### [GOAL OF THE EXERCISE]
Lines from the one containing "Write a web" to the one containing "17.5, color: ink", both lines included, are to be extracted exactly from the data below; pictures are excluded.

══════════════════════════════

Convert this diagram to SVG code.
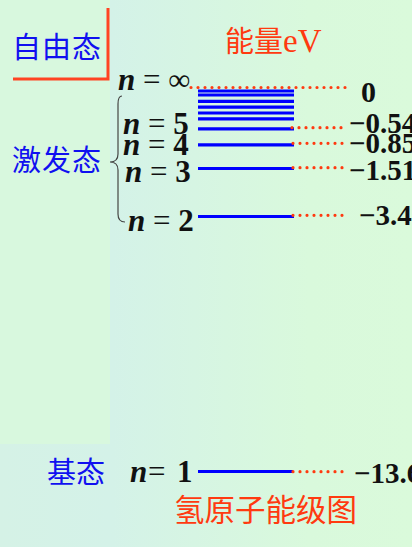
<svg xmlns="http://www.w3.org/2000/svg" width="412" height="547" viewBox="0 0 412 547">
<defs>
<linearGradient id="bg" x1="0" y1="0" x2="412" y2="0" gradientUnits="userSpaceOnUse">
<stop offset="0" stop-color="#d5f2e6"/>
<stop offset="0.27" stop-color="#d4f2e8"/>
<stop offset="0.75" stop-color="#d9f9dc"/>
<stop offset="1" stop-color="#dafadb"/>
</linearGradient>
<style>
.cjk{font-family:"Noto Sans CJK SC","Noto Sans",sans-serif;font-size:29px}
.blue{fill:#1010f0}
.red{fill:#ff3a10}
.nl{font-family:"Liberation Serif","Times New Roman",serif;font-size:31px;fill:#111}
.n{font-style:italic;font-weight:bold}
.d{font-weight:bold}
.val{font-family:"Liberation Serif","Times New Roman",serif;font-size:29px;font-weight:bold;fill:#111}
.bar{stroke:#0000ff;stroke-width:3.2}
.dot{stroke:#ff3a10;stroke-width:3.2;stroke-linecap:round;stroke-dasharray:0 7;fill:none}
</style>
</defs>
<rect width="412" height="547" fill="url(#bg)"/>
<rect x="0" y="0" width="110" height="444" fill="#d8f8de"/>

<g id="free-state">
<path d="M108 8 V79 H13" fill="none" stroke="#ff4422" stroke-width="3"/>
<text class="cjk blue" x="12" y="58" letter-spacing="1">自由态</text>
</g>

<g id="energy-title">
<text class="red" x="225" y="52" style="font-size:29px"><tspan style='font-family:"Noto Sans CJK SC",sans-serif'>能量</tspan><tspan style='font-family:"Liberation Serif",serif;font-size:33px'>eV</tspan></text>
</g>

<g id="excited-state">
<text class="cjk blue" x="12" y="171" letter-spacing="1">激发态</text>
<path d="M122 96 Q118 96 118 104 V154 Q118 162 110 162 Q118 162 118 170 V214 Q118 222 125 222" fill="none" stroke="#444" stroke-width="1.2"/>
</g>

<g id="ground-state">
<text class="cjk blue" x="47" y="483">基态</text>
</g>

<g id="level-inf">
<text class="nl" x="118" y="90"><tspan class="n">n</tspan> = ∞</text>
<line class="bar" x1="198" y1="91" x2="294" y2="91"/>
<line class="bar" x1="198" y1="95" x2="294" y2="95"/>
<line class="bar" x1="198" y1="101.3" x2="294" y2="101.3"/>
<line class="bar" x1="198" y1="107.2" x2="294" y2="107.2"/>
<line class="bar" x1="198" y1="113" x2="294" y2="113"/>
<line class="bar" x1="198" y1="118.8" x2="294" y2="118.8"/>
<text class="val" x="361" y="102" style="font-size:30px">0</text>
</g>

<g id="level-5">
<text class="nl" x="123" y="134"><tspan class="n">n</tspan> = <tspan class="d">5</tspan></text>
<line class="bar" x1="198" y1="128.8" x2="294" y2="128.8"/>
<text class="val" x="349" y="133">−0.54</text>
</g>

<g id="level-4">
<text class="nl" x="123" y="155"><tspan class="n">n</tspan> = <tspan class="d">4</tspan></text>
<line class="bar" x1="198" y1="144.8" x2="294" y2="144.8"/>
<text class="val" x="349" y="153">−0.85</text>
</g>

<g id="level-3">
<text class="nl" x="125" y="182"><tspan class="n">n</tspan> = <tspan class="d">3</tspan></text>
<line class="bar" x1="198" y1="168.5" x2="294" y2="168.5"/>
<text class="val" x="349" y="180">−1.51</text>
</g>

<g id="level-2">
<text class="nl" x="128" y="231"><tspan class="n">n</tspan> = <tspan class="d">2</tspan></text>
<line class="bar" x1="198" y1="216.5" x2="294" y2="216.5"/>
<text class="val" x="359" y="225">−3.4</text>
</g>

<g id="level-1">
<text class="nl" x="130" y="482"><tspan class="n">n</tspan><tspan x="148">=</tspan><tspan class="d" x="177">1</tspan></text>
<line class="bar" x1="198" y1="471.5" x2="293" y2="471.5"/>
<text class="val" x="354" y="483">−13.6</text>
</g>

<g id="connectors">
<line class="dot" x1="191" y1="87.5" x2="350" y2="87.5"/>
<line class="dot" x1="292" y1="127.7" x2="347" y2="127.7"/>
<line class="dot" x1="293" y1="143.3" x2="347" y2="143.3"/>
<line class="dot" x1="293" y1="167.7" x2="347" y2="167.7"/>
<line class="dot" x1="293" y1="215.3" x2="347" y2="215.3"/>
<line class="dot" x1="293" y1="471.7" x2="348" y2="471.7"/>
</g>

<g id="caption">
<text class="cjk red" x="174" y="521" style="font-size:30.5px">氢原子能级图</text>
</g>
</svg>
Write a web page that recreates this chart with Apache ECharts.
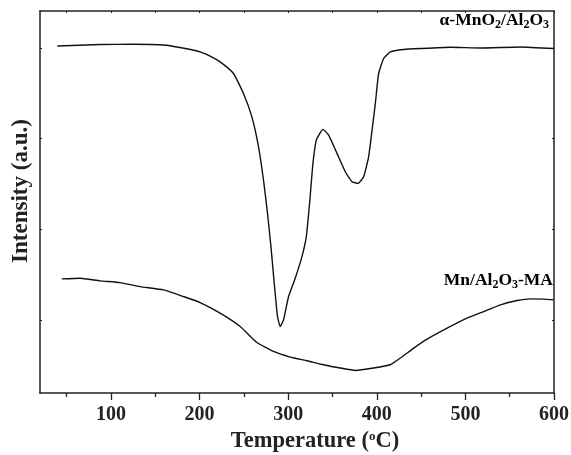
<!DOCTYPE html>
<html>
<head>
<meta charset="utf-8">
<title>TPR</title>
<script src="https://cdn.jsdelivr.net/npm/echarts@6/dist/echarts.min.js"></script>
<style>
  html, body { margin: 0; padding: 0; background: #fff; }
  #main { width: 571px; height: 455px; }
</style>
</head>
<body>
<div id="main"></div>
<script>
// temperature (C) / intensity (a.u.)
var mnO2Curve = [
  [39.5, 347.6], [87.8, 349.0], [125, 349.3], [163.1, 348.3], [178.1, 346.0],
  [190.0, 344.0], [200.7, 341.6], [212.0, 337.5], [223.3, 331.6], [238.3, 320.0], [249.6, 300.0],
  [259.1, 276.6], [266.6, 246.6], [272.2, 213.3], [276.7, 180.0], [280.6, 146.6],
  [284.3, 110.0], [288.0, 76.6], [291.1, 66.6], [294.8, 73.3], [300.5, 96.6],
  [308.0, 115.0], [315.6, 136.6], [320.5, 156.6], [324.2, 190.0], [328.0, 230.0],
  [331.8, 253.3], [339.3, 264.0], [345.7, 258.3], [355.1, 240.0], [364.5, 221.6],
  [372.1, 211.6], [378.9, 210.0], [385.2, 216.6], [390.8, 236.6], [394.7, 263.3],
  [398.4, 290.0], [402.1, 320.0], [407.8, 335.0], [415.3, 341.6], [430.4, 344.0],
  [449.2, 345.0], [483.1, 346.3], [517, 345.6], [562.2, 346.6], [600, 345.0]
];
var mnMaCurve = [
  [44.5, 114.3], [65.2, 115.0], [87.8, 112.3], [110.4, 110.6], [133.0, 106.6],
  [159.3, 103.3], [181.9, 96.6], [200.7, 90.6], [223.3, 80.0], [245.9, 66.6],
  [264.8, 50.6], [283.5, 41.6], [302.4, 36.0], [321.3, 32.3], [340.0, 28.3],
  [358.9, 25.0], [375.8, 22.6], [396.5, 25.0], [415.3, 28.3], [426.6, 35.0],
  [441.7, 45.0], [456.8, 54.0], [479.4, 65.0], [502.0, 75.0], [520.7, 81.6],
  [539.6, 88.3], [558.5, 92.6], [573.5, 94.3], [588.5, 94.0], [599.8, 93.3]
];
var xMajor = [100, 200, 300, 400, 500, 600];
var xMinor = [50, 150, 250, 350, 450, 550];
var yTicks = [73.3, 164, 255, 345.6];

var serif = '"Liberation Serif", "DejaVu Serif", serif';
var ink = '#222';

var dom = document.getElementById('main');
var myChart = echarts.init(dom, null, { renderer: 'canvas' });

var sub = { fontFamily: serif, fontWeight: 'bold', fontSize: 12, color: ink, padding: [9, 0, 0, 0] };
var big = { fontFamily: serif, fontWeight: 'bold', fontSize: 17.5, color: ink };

var option = {
  backgroundColor: '#fff',
  animation: false,
  grid: { left: 40, right: 17, top: 11, bottom: 62, outerBoundsMode: 'none', containLabel: false },
  xAxis: [
    {
      type: 'value', position: 'bottom', min: 20, max: 600,
      axisLine: { lineStyle: { color: ink, width: 1.5 } },
      axisTick: { customValues: xMajor, inside: false, length: 7, lineStyle: { color: ink, width: 1.3 } },
      axisLabel: {
        customValues: xMajor, margin: 12,
        fontFamily: serif, fontWeight: 'bold', fontSize: 20, color: ink
      },
      splitLine: { show: false },
      name: '{n|Temperature (}{sup|o}{n|C)}',
      nameLocation: 'middle', nameGap: 35,
      nameTextStyle: {
        padding: [0, 0, 0, 36],
        rich: {
          n: { fontFamily: serif, fontWeight: 'bold', fontSize: 22.5, color: ink },
          sup: { fontFamily: serif, fontWeight: 'bold', fontSize: 13, color: ink, padding: [0, 0, 10, 0] }
        }
      }
    },
    {
      type: 'value', position: 'bottom', min: 20, max: 600,
      axisLine: { show: false },
      axisTick: { customValues: xMinor, inside: false, length: 4, lineStyle: { color: ink, width: 1.3 } },
      axisLabel: { show: false },
      splitLine: { show: false }
    },
    {
      type: 'value', position: 'top', min: 20, max: 600,
      axisLine: { lineStyle: { color: ink, width: 1.5 } },
      axisTick: { customValues: xMinor.concat(xMajor), inside: true, length: 2, lineStyle: { color: ink } },
      axisLabel: { show: false },
      splitLine: { show: false }
    }
  ],
  yAxis: [
    {
      type: 'value', position: 'left', min: 0, max: 382.6,
      axisLine: { show: true, lineStyle: { color: ink, width: 1.5 } },
      axisTick: { show: true, customValues: yTicks, inside: true, length: 2, lineStyle: { color: ink } },
      axisLabel: { show: false },
      splitLine: { show: false },
      name: 'Intensity (a.u.)',
      nameLocation: 'middle', nameGap: 7,
      nameTextStyle: {
        fontFamily: serif, fontWeight: 'bold', fontSize: 23, color: ink,
        padding: [0, 0, 0, 22]
      }
    },
    {
      type: 'value', position: 'right', min: 0, max: 382.6,
      axisLine: { show: true, lineStyle: { color: ink, width: 1.5 } },
      axisTick: { show: true, customValues: yTicks, inside: true, length: 2, lineStyle: { color: ink } },
      axisLabel: { show: false },
      splitLine: { show: false }
    }
  ],
  series: [
    {
      name: 'α-MnO2/Al2O3', type: 'line', data: mnO2Curve,
      smooth: 0.15, showSymbol: false,
      lineStyle: { color: '#111', width: 1.4 }
    },
    {
      name: 'Mn/Al2O3-MA', type: 'line', data: mnMaCurve,
      smooth: 0.15, showSymbol: false,
      lineStyle: { color: '#111', width: 1.4 }
    }
  ],
  graphic: [
    {
      type: 'text', right: 22, top: 11,
      style: {
        text: '{n|α-MnO}{s|2}{n|/Al}{s|2}{n|O}{s|3}',
        rich: { n: big, s: sub }
      }
    },
    {
      type: 'text', right: 18, top: 271,
      style: {
        text: '{n|Mn/Al}{s|2}{n|O}{s|3}{n|-MA}',
        rich: { n: big, s: sub }
      }
    }
  ]
};

if (option && typeof option === 'object') {
  myChart.setOption(option);
}
window.addEventListener('resize', myChart.resize);
</script>
</body>
</html>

══════════════════════════════

### [FINISHED EXERCISE]
Write a web page that recreates this chart with Apache ECharts.
<!DOCTYPE html>
<html>
<head>
<meta charset="utf-8">
<title>TPR</title>
<script src="https://cdn.jsdelivr.net/npm/echarts@6/dist/echarts.min.js"></script>
<style>
  html, body { margin: 0; padding: 0; background: #fff; }
  #main { width: 571px; height: 455px; }
</style>
</head>
<body>
<div id="main"></div>
<script>
// temperature (C) / intensity (a.u.)
var mnO2Curve = [
  [39.5, 347.6], [87.8, 349.0], [125, 349.3], [163.1, 348.3], [178.1, 346.0],
  [190.0, 344.0], [200.7, 341.6], [212.0, 337.5], [223.3, 331.6], [238.3, 320.0], [249.6, 300.0],
  [259.1, 276.6], [266.6, 246.6], [272.2, 213.3], [276.7, 180.0], [280.6, 146.6],
  [284.3, 110.0], [288.0, 76.6], [291.1, 66.6], [294.8, 73.3], [300.5, 96.6],
  [308.0, 115.0], [315.6, 136.6], [320.5, 156.6], [324.2, 190.0], [328.0, 230.0],
  [331.8, 253.3], [339.3, 264.0], [345.7, 258.3], [355.1, 240.0], [364.5, 221.6],
  [372.1, 211.6], [378.9, 210.0], [385.2, 216.6], [390.8, 236.6], [394.7, 263.3],
  [398.4, 290.0], [402.1, 320.0], [407.8, 335.0], [415.3, 341.6], [430.4, 344.0],
  [449.2, 345.0], [483.1, 346.3], [517, 345.6], [562.2, 346.6], [600, 345.0]
];
var mnMaCurve = [
  [44.5, 114.3], [65.2, 115.0], [87.8, 112.3], [110.4, 110.6], [133.0, 106.6],
  [159.3, 103.3], [181.9, 96.6], [200.7, 90.6], [223.3, 80.0], [245.9, 66.6],
  [264.8, 50.6], [283.5, 41.6], [302.4, 36.0], [321.3, 32.3], [340.0, 28.3],
  [358.9, 25.0], [375.8, 22.6], [396.5, 25.0], [415.3, 28.3], [426.6, 35.0],
  [441.7, 45.0], [456.8, 54.0], [479.4, 65.0], [502.0, 75.0], [520.7, 81.6],
  [539.6, 88.3], [558.5, 92.6], [573.5, 94.3], [588.5, 94.0], [599.8, 93.3]
];
var xMajor = [100, 200, 300, 400, 500, 600];
var xMinor = [50, 150, 250, 350, 450, 550];
var yTicks = [73.3, 164, 255, 345.6];

var serif = '"Liberation Serif", "DejaVu Serif", serif';
var ink = '#222';

var dom = document.getElementById('main');
var myChart = echarts.init(dom, null, { renderer: 'canvas' });

var sub = { fontFamily: serif, fontWeight: 'bold', fontSize: 12, color: ink, padding: [9, 0, 0, 0] };
var big = { fontFamily: serif, fontWeight: 'bold', fontSize: 17.5, color: ink };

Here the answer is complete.